Wow! They really weren't blowing smoke when they named this what they did. It's an impressive beer in taste, texture, character, complexity and it just has a bit of that "WOW" factor to it. The best way to describe it would be to imagine drinking a cold glass of bitter sweet cake which pours like melted obsidian and goes down like molasses. It's a beer that retains head like a tantric hooker and punishes you like a dominatrix because at 10.5% it is not a beer to be toyed with but, like all the best ones around, the taste of alcohol is disguised with misdirection and sleight of hand. Some people will say it's more sweet than bitter, others will say it is more bitter than sweet, but what everyone will agree on when they drink this is that the first gulp feels like there's too much of everything and it just startles you. Once you become accustomed to it you can feel it calming down like a tamed wolf, but even if you have tamed it, it will always be a wild animal.

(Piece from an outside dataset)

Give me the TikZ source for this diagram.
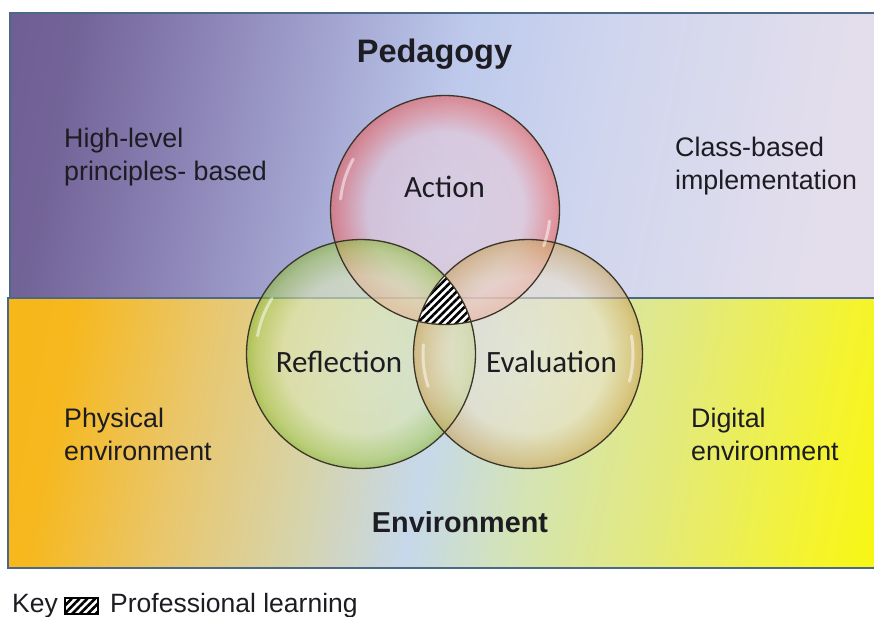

Some stouts can be too sweet, some not sweet enough, this one hits the nail on the head and then bombards you with MORE NAILS! It's rich, syrupy, burnt caramel aroma is enough to intoxicate most people but the problem comes when you actually start drinking because, even though it is very thick, it is as easy to drink as filtered water and as tasty as licking nutella off the *desired body part* of *insert wet dream here.*
This absolute stunner of a stout is available at The Bottle Shop in Canterbury, but if you're one of those people who doesn't live EXACTLY where I live and would, therefore, find it difficult to get there then you should ask your local speciality beer shop to order this in for you if they don't have it already.
Food Suggestion: Big, fresh, fistfuls of multi seeded brown bread and a soup that you could easily mould into a wet sandcastle if you wanted. I reckon pumpkin for the sweetness and chilli for some bite... Yep, pumpkin and chilli soup, big handfuls of brown bread and Big Mofo Stout like a f***ing BOSS!
Drink this if you like: Any stout that you can buy in a bottle that isn't Guinness. There's a pint you can only get around my area that, I believe, is made by Goachers of Maidstone called "Brabourne Stout," this is a slightly more powerful version of that. Drink this if you want to feel like an Irish Conan... The Barbarian, not O'Brien, who actually is Irish... And not quite as badass as the Barbarian, but he is much more alive and real... DRINK THIS BEER!